Wednesday, April 14, 2021

Taking the Next Step in your Article Writing

by Linda Gilden @LindaGilden

Every now and then it is a good idea to take stock of where you are sending your articles. Are they hitting the mark? What part of your article writing business do you want to do better? 

I recently had a season like that. I was writing four columns a month, many articles, and always looking for new ideas, all while working with my coaching clients and several books. But it seemed that many times I pushed that send button with a sigh. Could I write for a publication with a larger circulation so I can reach more people? Am I content with the amount I am being paid? Does the depth of my research provide a good foundation for my articles?

Two of my columns are on parenting/grandparenting so I decided that would be a good place to start. First thing I had to decide was what were my criteria. What were the things that I was really looking for? What kind of changes was I looking to make? 

I googled parenting magazines, paying close attention to whether or not they published articles on grandparenting. Since those are subjects I frequently wrote about, I had a storehouse of information on those subjects. I looked in the market guides, checking word count, lead time, and payment. I read the tips section that spotlighted those things they were particularly looking for. If possible, I went to the website and read some of the back issues checking to see if my style of writing might work for that publication. And, of course, checked the current editor’s name so I could direct my work to the best possible place.

I located a few good prospects and got busy with my queries to those publications.

Likewise, I decided to check out new writing magazine markets. I repeated the same process and this time I paid attention as to whether the publication accepted reprints or not. I searched for publications that were new to me as I wanted to branch out and find new opportunities for my writing.

Perhaps choosing a new types article to write will spur your creativity in a different direction. If you mainly write profile articles, why not try a round up article. Or if you mainly write seasonal articles, try a how-to article. Different magazines prefer different types of articles which will expand your reach as well.

Another great opportunity for new places to submit articles to is to find a brand new, startup magazine. Often new magazines don’t have large groups of writers they depend on so they build their group as the magazine gets going. If you find a startup publication, be sure to turn your articles in on time and always follow the guidelines. If you have an assignment, make sure you do exactly what the editor asks for and deliver what your query promises. You’d be surprised how often people forget to check those things. Then as soon as you send your article in to the editor, email him or her with a few other topics you would like to write for them. In other words, keep that ball rolling! Eventually, you will find the editor may contact you when an article he or she would like to see comes to mind and fits your style.

For me, it is a good idea to assess where you are in your article writing at least once a year. Write down your goals and determine what your best steps to meeting your goals are. Give us one of your goals in the comments.
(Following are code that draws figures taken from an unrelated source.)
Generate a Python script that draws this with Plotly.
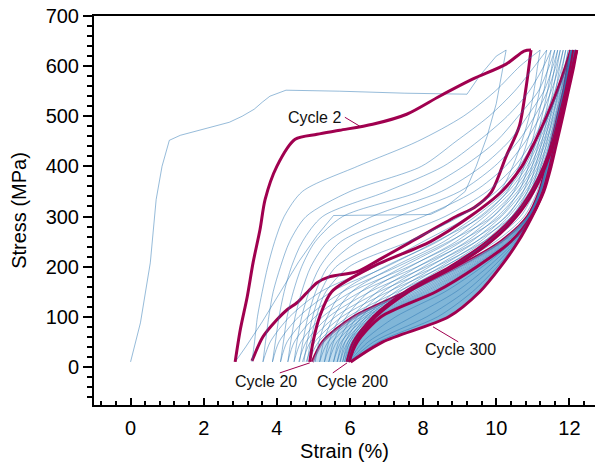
import plotly.graph_objects as go

levels = [10, 50, 100, 150, 200, 250, 300, 350, 400, 450, 500, 550, 600, 632]

# cycle 1 (first, odd-shaped loop)
c1_load_x = [0, 0.27, 0.54, 0.70, 0.86, 1.06, 1.36, 2.0, 2.7, 3.05, 3.38, 3.6, 3.81, 4.25, 5.72, 7.5, 9.2, 9.54, 10.0, 10.27]
c1_load_y = [10, 88, 208, 334, 400, 452, 462, 475, 488, 500, 514, 528, 540, 552, 550, 546, 544, 580, 620, 632]
c1_unload_x = [10.27, 10.16, 10.0, 9.75, 9.45, 9.15, 8.6, 8.2, 5.55, 5.1, 4.6, 4.1, 3.6, 3.15, 2.86]
c1_unload_y = [632, 590, 525, 460, 400, 350, 318, 304, 302, 262, 210, 150, 90, 40, 10]

# cycle 2 (highlighted)
c2_load_x = [2.86, 3.0, 3.19, 3.35, 3.54, 3.68, 4.0, 4.5, 5.1, 5.72, 6.62, 7.55, 8.45, 9.35, 10.27, 10.76, 10.95]
c2_load_y = [10, 74, 140, 208, 274, 334, 400, 454, 464, 472, 484, 504, 540, 574, 604, 630, 632]
c2_unload_x = [10.95, 10.82, 10.63, 10.27, 9.86, 9.4, 8.9, 7.63, 6.8, 6.19, 5.45, 5.1, 4.82, 4.55, 4.28, 4.0, 3.62, 3.32]
c2_unload_y = [632, 560, 480, 420, 348, 318, 300, 248, 214, 190, 180, 168, 148, 128, 114, 94, 60, 12]

# cycles 3-19 (thin), strain at each stress level
early_cycles = [3, 4, 5, 6, 7, 8, 10, 13, 16]
early_load = [
    [3.32, 3.39, 3.47, 3.60, 3.75, 3.94, 4.20, 4.70, 6.20, 7.85, 9.10, 9.97, 10.65, 11.20],
    [3.62, 3.69, 3.78, 3.90, 4.10, 4.35, 4.80, 6.00, 7.95, 8.90, 9.80, 10.50, 11.05, 11.38],
    [3.88, 3.96, 4.06, 4.20, 4.40, 4.70, 5.25, 7.00, 8.55, 9.50, 10.30, 10.90, 11.30, 11.50],
    [4.10, 4.18, 4.28, 4.45, 4.68, 5.05, 5.80, 7.90, 9.10, 10.00, 10.60, 11.15, 11.45, 11.60],
    [4.30, 4.38, 4.50, 4.68, 4.93, 5.40, 6.60, 8.50, 9.60, 10.35, 10.85, 11.30, 11.55, 11.68],
    [4.47, 4.55, 4.68, 4.88, 5.18, 5.75, 7.30, 9.00, 9.95, 10.60, 11.05, 11.40, 11.63, 11.75],
    [4.62, 4.71, 4.85, 5.06, 5.40, 6.20, 8.00, 9.40, 10.25, 10.80, 11.20, 11.50, 11.72, 11.83],
    [4.74, 4.83, 4.98, 5.20, 5.62, 6.90, 8.60, 9.75, 10.50, 10.98, 11.32, 11.60, 11.80, 11.90],
    [4.83, 4.92, 5.08, 5.34, 5.98, 7.60, 9.00, 10.00, 10.62, 11.05, 11.42, 11.68, 11.87, 11.97],
]
early_unload = [
    [3.62, 3.82, 4.35, 5.20, 6.70, 8.00, 9.25, 10.10, 10.45, 10.70, 10.90, 11.03, 11.13, 11.20],
    [3.88, 4.06, 4.60, 5.50, 7.00, 8.35, 9.60, 10.30, 10.62, 10.85, 11.04, 11.18, 11.30, 11.38],
    [4.10, 4.28, 4.85, 5.80, 7.30, 8.70, 9.90, 10.48, 10.76, 10.98, 11.15, 11.30, 11.42, 11.50],
    [4.30, 4.48, 5.05, 6.05, 7.60, 9.00, 10.10, 10.62, 10.88, 11.08, 11.25, 11.40, 11.52, 11.60],
    [4.47, 4.66, 5.25, 6.30, 7.85, 9.25, 10.28, 10.74, 10.98, 11.17, 11.33, 11.48, 11.60, 11.68],
    [4.60, 4.80, 5.42, 6.55, 8.10, 9.45, 10.42, 10.85, 11.07, 11.25, 11.41, 11.55, 11.67, 11.75],
    [4.70, 4.92, 5.60, 6.80, 8.35, 9.65, 10.55, 10.95, 11.15, 11.32, 11.48, 11.62, 11.74, 11.83],
    [4.80, 5.04, 5.78, 7.05, 8.55, 9.82, 10.66, 11.04, 11.22, 11.39, 11.55, 11.70, 11.82, 11.90],
    [4.87, 5.14, 5.95, 7.30, 8.75, 9.98, 10.76, 11.12, 11.30, 11.46, 11.62, 11.77, 11.89, 11.97],
]

# cycle 20 (highlighted)
c20_load = [4.90, 4.99, 5.17, 5.50, 6.62, 8.20, 9.28, 10.15, 10.70, 11.06, 11.38, 11.66, 11.90, 12.04]
c20_unload = [4.97, 5.25, 6.10, 7.55, 8.95, 10.12, 10.85, 11.18, 11.36, 11.52, 11.68, 11.84, 11.96, 12.04]

# cycles 21-199 (thin)
mid_cycles = [25, 30, 40, 50, 65, 80, 100, 125, 150, 175]
mid_load = [
    [5.05, 5.15, 5.38, 5.80, 6.95, 8.40, 9.43, 10.25, 10.78, 11.12, 11.42, 11.69, 11.92, 12.05],
    [5.17, 5.28, 5.55, 6.05, 7.20, 8.57, 9.55, 10.33, 10.84, 11.17, 11.46, 11.72, 11.94, 12.06],
    [5.30, 5.42, 5.74, 6.30, 7.45, 8.75, 9.68, 10.42, 10.91, 11.23, 11.50, 11.75, 11.96, 12.07],
    [5.42, 5.55, 5.90, 6.52, 7.65, 8.90, 9.80, 10.50, 10.97, 11.28, 11.54, 11.77, 11.97, 12.08],
    [5.55, 5.69, 6.07, 6.75, 7.86, 9.05, 9.92, 10.58, 11.03, 11.33, 11.58, 11.80, 11.98, 12.09],
    [5.65, 5.79, 6.20, 6.92, 8.02, 9.18, 10.03, 10.65, 11.08, 11.37, 11.61, 11.82, 11.99, 12.09],
    [5.73, 5.87, 6.32, 7.08, 8.18, 9.32, 10.14, 10.73, 11.14, 11.42, 11.64, 11.84, 12.00, 12.10],
    [5.80, 5.95, 6.44, 7.24, 8.34, 9.45, 10.25, 10.80, 11.19, 11.46, 11.67, 11.86, 12.01, 12.10],
    [5.85, 6.00, 6.52, 7.36, 8.48, 9.56, 10.34, 10.86, 11.23, 11.50, 11.70, 11.88, 12.02, 12.11],
    [5.89, 6.05, 6.60, 7.46, 8.60, 9.66, 10.42, 10.91, 11.27, 11.53, 11.72, 11.89, 12.03, 12.11],
]
mid_unload = [
    [5.17, 5.40, 6.20, 7.65, 9.02, 10.15, 10.86, 11.18, 11.37, 11.52, 11.68, 11.84, 11.97, 12.05],
    [5.30, 5.52, 6.30, 7.74, 9.08, 10.18, 10.87, 11.19, 11.38, 11.53, 11.69, 11.85, 11.98, 12.06],
    [5.42, 5.64, 6.40, 7.83, 9.14, 10.21, 10.88, 11.20, 11.39, 11.54, 11.70, 11.86, 11.99, 12.07],
    [5.55, 5.76, 6.48, 7.91, 9.20, 10.24, 10.89, 11.21, 11.40, 11.55, 11.71, 11.87, 12.00, 12.08],
    [5.65, 5.86, 6.56, 7.99, 9.26, 10.27, 10.90, 11.22, 11.41, 11.56, 11.72, 11.88, 12.01, 12.09],
    [5.73, 5.94, 6.62, 8.06, 9.31, 10.30, 10.90, 11.23, 11.42, 11.57, 11.73, 11.89, 12.02, 12.09],
    [5.80, 6.00, 6.68, 8.13, 9.35, 10.32, 10.91, 11.24, 11.43, 11.58, 11.74, 11.90, 12.03, 12.10],
    [5.85, 6.06, 6.73, 8.20, 9.39, 10.35, 10.92, 11.25, 11.44, 11.59, 11.75, 11.91, 12.04, 12.10],
    [5.89, 6.10, 6.77, 8.26, 9.42, 10.37, 10.92, 11.26, 11.45, 11.60, 11.76, 11.92, 12.05, 12.11],
    [5.92, 6.15, 6.81, 8.31, 9.45, 10.39, 10.93, 11.27, 11.46, 11.61, 11.77, 11.93, 12.06, 12.11],
]

# cycle 200 (highlighted)
c200_load = [5.92, 6.10, 6.64, 7.52, 8.75, 9.75, 10.48, 10.96, 11.30, 11.55, 11.73, 11.90, 12.04, 12.12]
c200_unload = [5.96, 6.20, 6.85, 8.35, 9.47, 10.40, 10.96, 11.28, 11.47, 11.62, 11.78, 11.94, 12.07, 12.12]

# cycles 201-299 (thin)
late_cycles = [215, 240, 265, 285]
late_load = [
    [5.94, 6.12, 6.66, 7.54, 8.78, 9.78, 10.50, 10.98, 11.31, 11.56, 11.74, 11.91, 12.06, 12.14],
    [5.95, 6.13, 6.67, 7.56, 8.80, 9.80, 10.52, 10.99, 11.32, 11.56, 11.74, 11.91, 12.07, 12.16],
    [5.96, 6.14, 6.68, 7.57, 8.82, 9.82, 10.53, 11.00, 11.33, 11.57, 11.75, 11.92, 12.08, 12.18],
    [5.97, 6.15, 6.69, 7.59, 8.84, 9.84, 10.54, 11.01, 11.33, 11.57, 11.75, 11.92, 12.08, 12.19],
]
late_unload = [
    [5.97, 6.35, 7.25, 8.60, 9.62, 10.45, 10.96, 11.28, 11.48, 11.63, 11.79, 11.95, 12.08, 12.14],
    [5.98, 6.50, 7.70, 8.90, 9.78, 10.50, 10.97, 11.29, 11.48, 11.64, 11.80, 11.95, 12.09, 12.16],
    [5.99, 6.65, 8.10, 9.15, 9.92, 10.54, 10.97, 11.29, 11.49, 11.65, 11.81, 11.96, 12.10, 12.18],
    [6.00, 6.78, 8.40, 9.35, 10.03, 10.57, 10.98, 11.30, 11.49, 11.65, 11.81, 11.96, 12.11, 12.19],
]

# cycle 300 (highlighted)
c300_load = [5.98, 6.16, 6.70, 7.60, 8.85, 9.85, 10.55, 11.02, 11.34, 11.58, 11.76, 11.93, 12.09, 12.20]
c300_unload = [6.02, 6.90, 8.70, 9.55, 10.12, 10.60, 10.98, 11.30, 11.50, 11.66, 11.82, 11.97, 12.12, 12.20]

CRIMSON = "#a0004f"
BLUE = "rgba(45,120,180,0.5)"
FILL = "rgb(128,182,216)"
FILL_MID = "rgba(150,196,226,0.6)"

fig = go.Figure()


def add_line(x, y, color, width, shape="spline"):
    fig.add_trace(go.Scatter(x=x, y=y, mode="lines", hoverinfo="skip",
                             line=dict(color=color, width=width, shape=shape, smoothing=0.8)))


def add_loop(load, unload, color, width):
    add_line(load, levels, color, width)
    add_line(unload[::-1], levels[::-1], color, width)


def add_band(left, right, color):
    fig.add_trace(go.Scatter(x=left + right[::-1], y=levels + levels[::-1],
                             mode="lines", fill="toself", fillcolor=color, hoverinfo="skip",
                             line=dict(width=0, shape="spline", smoothing=0.8)))


add_line(c1_load_x, c1_load_y, BLUE, 1, "linear")
add_line(c1_unload_x, c1_unload_y, BLUE, 1, "linear")
add_line(c2_load_x, c2_load_y, CRIMSON, 3)
add_line(c2_unload_x, c2_unload_y, CRIMSON, 3)

for ld, ul in zip(early_load, early_unload):
    add_loop(ld, ul, BLUE, 1)
add_loop(c20_load, c20_unload, CRIMSON, 3)

# cycles 21-199 pile up over the cycle-20 unloading branch
add_band(c20_unload, c200_unload, FILL_MID)
for ld, ul in zip(mid_load, mid_unload):
    add_loop(ld, ul, BLUE, 1)

# dense band of cycles 201-299 between the two unloading curves
add_band(c200_unload, c300_unload, FILL)
add_loop(c200_load, c200_unload, CRIMSON, 3)
for ld, ul in zip(late_load, late_unload):
    add_loop(ld, ul, BLUE, 1)
add_loop(c300_load, c300_unload, CRIMSON, 3)

# labels with leader lines
labels = [
    ("Cycle 2", 5.04, 498, 5.86, 498, 6.27, 480),
    ("Cycle 20", 3.70, -30, 4.08, -12, 4.90, 8),
    ("Cycle 200", 6.08, -30, 5.53, -12, 5.92, 8),
    ("Cycle 300", 9.01, 34, 8.96, 50, 8.27, 80),
]
for txt, tx, ty, x0, y0, x1, y1 in labels:
    fig.add_annotation(x=tx, y=ty, text=txt, showarrow=False,
                       font=dict(size=16, color="#111111"))
    fig.add_shape(type="line", x0=x0, y0=y0, x1=x1, y1=y1, xref="x", yref="y",
                  line=dict(color=CRIMSON, width=1))

fig.update_layout(
    width=595, height=464,
    margin=dict(l=94, r=0, t=16, b=59),
    plot_bgcolor="white", paper_bgcolor="white",
    showlegend=False,
    font=dict(family="Liberation Sans, Arial, sans-serif", color="black"),
)
fig.update_xaxes(
    automargin=False,
    range=[-1.0, 12.7], dtick=2, tick0=0,
    showline=True, linecolor="black", linewidth=2, mirror=True,
    ticks="inside", ticklen=7, tickwidth=1.5, tickcolor="black",
    minor=dict(ticks="inside", ticklen=4, dtick=0.4, tick0=0, tickcolor="black", tickwidth=1.5),
    showgrid=False, zeroline=False,
    tickfont=dict(size=20), ticklabelstandoff=4,
    title=dict(text="Strain (%)", font=dict(size=20), standoff=6),
)
fig.update_yaxes(
    automargin=False,
    range=[-76, 700], dtick=100, tick0=0,
    showline=True, linecolor="black", linewidth=2,
    ticks="outside", ticklen=9, tickwidth=1.5, tickcolor="black",
    minor=dict(ticks="outside", ticklen=5, dtick=20, tick0=0, tickcolor="black", tickwidth=1.5),
    showgrid=False, zeroline=False,
    tickfont=dict(size=20),
    title=dict(text="Stress (MPa)", font=dict(size=20), standoff=14),
)

# drop the browser's default 8px body margin so the figure sits at the page corner
fig.write_html("out.html", config={"displayModeBar": False},
               post_script="document.body.style.margin='0';")
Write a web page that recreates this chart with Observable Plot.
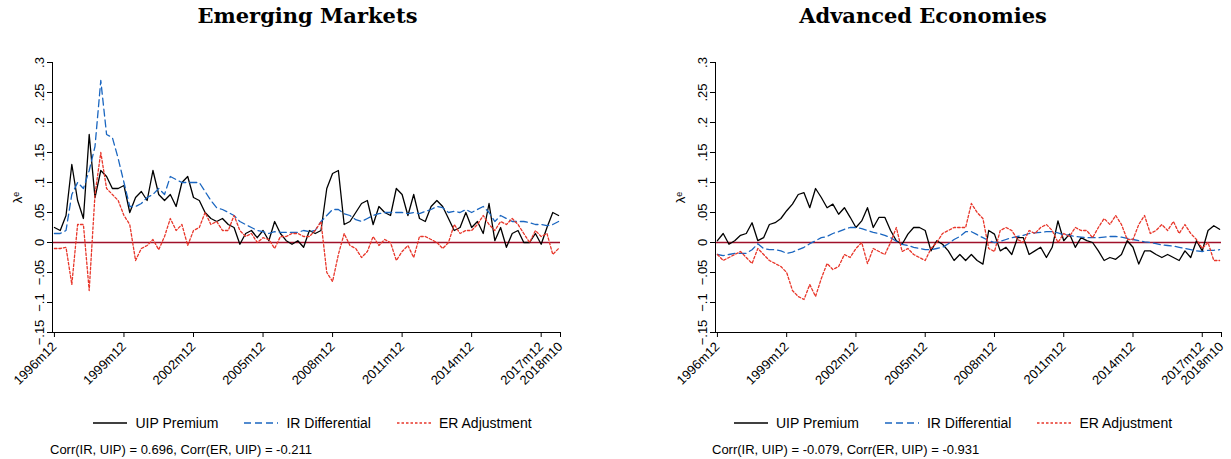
<!DOCTYPE html>
<html>
<head>
<meta charset="utf-8">
<script src="https://cdn.jsdelivr.net/npm/d3@7"></script>
<script src="https://cdn.jsdelivr.net/npm/@observablehq/plot@0.6"></script>
<style>
body { margin: 0; background: #fff; font-family: "Liberation Sans", Arial, sans-serif; }
#wrap { display: flex; width: 1231px; }
.col { position: relative; }
.title { font-family: "DejaVu Serif", serif; font-weight: bold; font-size: 21px; text-align: center; height: 35px; line-height: 32px; }
.legend { display: flex; justify-content: center; gap: 26px; font-size: 14px; height: 26px; align-items: center; }
.legend span { display: flex; align-items: center; gap: 8px; }
.caption { font-size: 13px; margin-top: 6px; }
</style>
</head>
<body>
<div id="wrap"></div>
<script>
// quarterly readings, months since 1996m12
const months = d3.range(0, 262, 3);
const tickMonths = [0, 36, 72, 108, 144, 180, 216, 252, 262];
const tickLabels = ["1996m12","1999m12","2002m12","2005m12","2008m12","2011m12","2014m12","2017m12","2018m10"];
const yTicks = [-0.15, -0.1, -0.05, 0, 0.05, 0.1, 0.15, 0.2, 0.25, 0.3];
const seriesNames = ["UIP Premium", "IR Differential", "ER Adjustment"];

const emUIP = [.025,.02,.045,.13,.07,.04,.18,.075,.12,.11,.09,.09,.095,.05,.075,.085,.07,.12,.08,.07,.08,.06,.10,.11,.075,.07,.05,.04,.035,.04,.03,.025,-.003,.015,.02,.008,.02,.003,.035,.015,.003,-.003,.003,-.008,
  .02,.015,.02,.09,.115,.12,.03,.035,.05,.065,.07,.03,.06,.05,.045,.09,.08,.045,.08,.04,.035,.06,.07,.06,.04,.02,.025,.05,.025,.035,.015,.065,.003,.025,-.008,.015,.02,0,0,.015,-.003,.025,.05,.045];
const emIR = [.015,.015,.02,.08,.10,.09,.12,.16,.27,.18,.175,.14,.10,.06,.06,.065,.075,.08,.09,.08,.11,.105,.10,.10,.10,.10,.085,.07,.058,.055,.05,.045,.035,.03,.025,.02,.018,.015,.018,.017,.017,.017,.017,.02,
  .018,.02,.035,.045,.055,.055,.048,.045,.038,.035,.04,.045,.048,.05,.05,.05,.05,.048,.05,.048,.052,.055,.06,.058,.05,.052,.05,.055,.05,.055,.06,.05,.035,.045,.04,.035,.035,.035,.033,.03,.03,.028,.03,.035];
const emER = [-.01,-.01,-.008,-.07,.03,.03,-.08,.08,.15,.09,.08,.07,.045,.03,-.03,-.01,-.005,.005,-.012,.01,.04,.02,.03,-.005,.02,.025,.05,.03,.035,.02,.02,.045,.02,.01,.015,0,.008,.005,-.01,.01,.01,.015,.015,.01,
  .01,.02,.035,-.05,-.065,-.02,.015,-.005,-.01,-.025,-.015,.01,-.005,.005,0,-.03,-.015,-.005,-.025,.01,.01,.005,0,-.01,0,.03,.015,.02,.02,.03,.045,.03,.02,.035,.03,.04,.03,.015,0,.02,.01,.015,-.02,-.01];

const aeUIP = [.003,.015,-.003,.003,.012,.015,.033,.003,.008,.03,.033,.04,.053,.064,.08,.083,.058,.09,.075,.058,.064,.047,.058,.042,.025,.036,.058,.025,.042,.042,.02,.003,-.003,.014,.025,.025,.02,-.014,.003,-.003,-.014,-.03,-.02,-.03,
  -.02,-.03,-.036,.02,.014,-.014,-.008,-.02,.008,.008,-.02,-.014,-.008,-.025,-.008,.036,.003,.014,-.008,.008,.003,0,-.014,-.03,-.025,-.028,-.02,.003,-.008,-.036,-.014,-.014,-.02,-.025,-.02,-.025,-.03,-.014,-.025,.003,-.014,.02,.028,.022];
const aeIR = [-.02,-.022,-.02,-.018,-.018,-.018,-.012,-.002,-.01,-.012,-.012,-.014,-.018,-.016,-.012,-.008,-.002,.003,.008,.01,.015,.018,.022,.025,.025,.023,.02,.017,.015,.012,.008,.002,-.003,-.005,-.008,-.01,-.012,-.012,-.01,-.008,-.002,.005,.01,.018,
  .018,.013,.008,.003,0,.002,.005,.008,.01,.012,.015,.016,.017,.018,.018,.016,.013,.012,.01,.009,.008,.008,.008,.009,.01,.01,.009,.007,.005,.003,.001,0,-.002,-.004,-.005,-.006,-.008,-.01,-.012,-.014,-.015,-.013,-.013,-.012];
const aeER = [-.02,-.03,-.025,-.02,-.015,-.025,-.035,-.01,-.02,-.03,-.035,-.04,-.05,-.08,-.09,-.095,-.07,-.09,-.06,-.035,-.045,-.04,-.02,-.025,-.01,0,-.035,-.01,-.015,-.02,0,.025,-.015,-.01,-.02,-.025,-.03,-.01,0,.015,.02,.025,.025,.025,
  .065,.05,.04,-.01,-.015,.02,.025,.02,.005,0,.02,.015,.025,.03,.02,0,.015,.01,.025,.02,.02,.008,.025,.04,.03,.045,.03,.005,.005,.03,.045,.015,.02,.03,.02,.035,.015,.03,.015,.005,-.01,0,-.03,-.03];

const panels = [
  {title: "Emerging Markets", series: [emUIP, emIR, emER], ml: 52, mr: 55, w: 615, cap: "Corr(IR, UIP) = 0.696, Corr(ER, UIP) = -0.211", capLeft: 50, legPad: 10},
  {title: "Advanced Economies", series: [aeUIP, aeIR, aeER], ml: 100, mr: 10, w: 616, cap: "Corr(IR, UIP) = -0.079, Corr(ER, UIP) = -0.931", capLeft: 97, legPad: 60}
];
const styles = [
  {stroke: "#000", dash: null, width: 1.3},
  {stroke: "#1a66c0", dash: "7,4", width: 1.3},
  {stroke: "#e8362a", dash: "2.5,2", width: 1.3}
];
const fmt = d => d === 0 ? "0" : d3.format(".2~f")(d).replace("0.", ".");

for (const p of panels) {
  const rows = [];
  p.series.forEach((vals, s) => vals.forEach((v, i) => rows.push({m: months[i], v, s: seriesNames[s]})));
  const chart = Plot.plot({
    width: p.w, height: 375,
    marginTop: 27, marginBottom: 78, marginLeft: p.ml, marginRight: p.mr,
    style: {fontFamily: "Liberation Sans, Arial, sans-serif", fontSize: "13px", color: "#000"},
    x: {domain: [-1, 262]},
    y: {domain: [-0.15, 0.3]},
    marks: [
      Plot.ruleY([0], {stroke: "#a0102a", strokeWidth: 1.3}),
      ...seriesNames.map((n, s) => Plot.line(rows.filter(r => r.s === n), {
        x: "m", y: "v", stroke: styles[s].stroke, strokeWidth: styles[s].width, strokeDasharray: styles[s].dash
      })),
      Plot.ruleX([-1], {stroke: "#000"}),
      Plot.ruleY([-0.15], {stroke: "#000"}),
      Plot.axisY({ticks: yTicks, tickFormat: fmt, tickRotate: -90, tickSize: 5, label: "λᵉ", labelAnchor: "center", labelArrow: "none", labelOffset: 40, fontSize: 13}),
      Plot.axisX({ticks: tickMonths, tickFormat: d => tickLabels[tickMonths.indexOf(d)], tickRotate: -45, tickSize: 5, label: null, fontSize: 13})
    ]
  });
  const col = d3.select("#wrap").append("div").attr("class", "col").style("width", p.w + "px");
  col.append("div").attr("class", "title").text(p.title);
  col.append(() => chart);
  const leg = col.append("div").attr("class", "legend").style("padding-left", p.legPad + "px");
  styles.forEach((st, s) => {
    const item = leg.append("span");
    const svg = item.append("svg").attr("width", 34).attr("height", 10);
    svg.append("line").attr("x1", 0).attr("x2", 34).attr("y1", 5).attr("y2", 5)
      .attr("stroke", st.stroke).attr("stroke-width", 1.3).attr("stroke-dasharray", st.dash);
    item.append("span").text(seriesNames[s]);
  });
  col.append("div").attr("class", "caption").style("padding-left", p.capLeft + "px").text(p.cap);
}
</script>
</body>
</html>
That will give you accountability. Then, next year, give us a report if you have reached that goal or if you are still working on it. As long as you are doing something that moves you closer to your goal, you are still making progress.

Looking forward to watching you take the next step in your writing journey!


Linda Gilden is an award-winning writer, speaker, editor, certified writing and speaking coach, and personality consultant. Her passion is helping others discover the joy of communicating with excellence. In the midst of all the busyness, Linda’s favorite activity is floating in a pool with a good book surrounded by splashing grandchildren—a great source of writing material!

1 comment:

  1. Linda, I enjoyed your article. Thank you for sharing these tips. I wrote articles for over 10 years, thousands actually. I found the amount of research (and this time reduced drastically as my writing improved), along with the time of pitching the story, and writing and editing (or rewrites per editors suggestions) time I was only making about between $1 and $3 an hour. Honestly, McDonalds pays better than this. I love writing but never found article writing worth the money. So I ask have you made at least $20 an hour for the time you've put into an article? Do you do article to build a platform, awareness on the topic, to sell other services?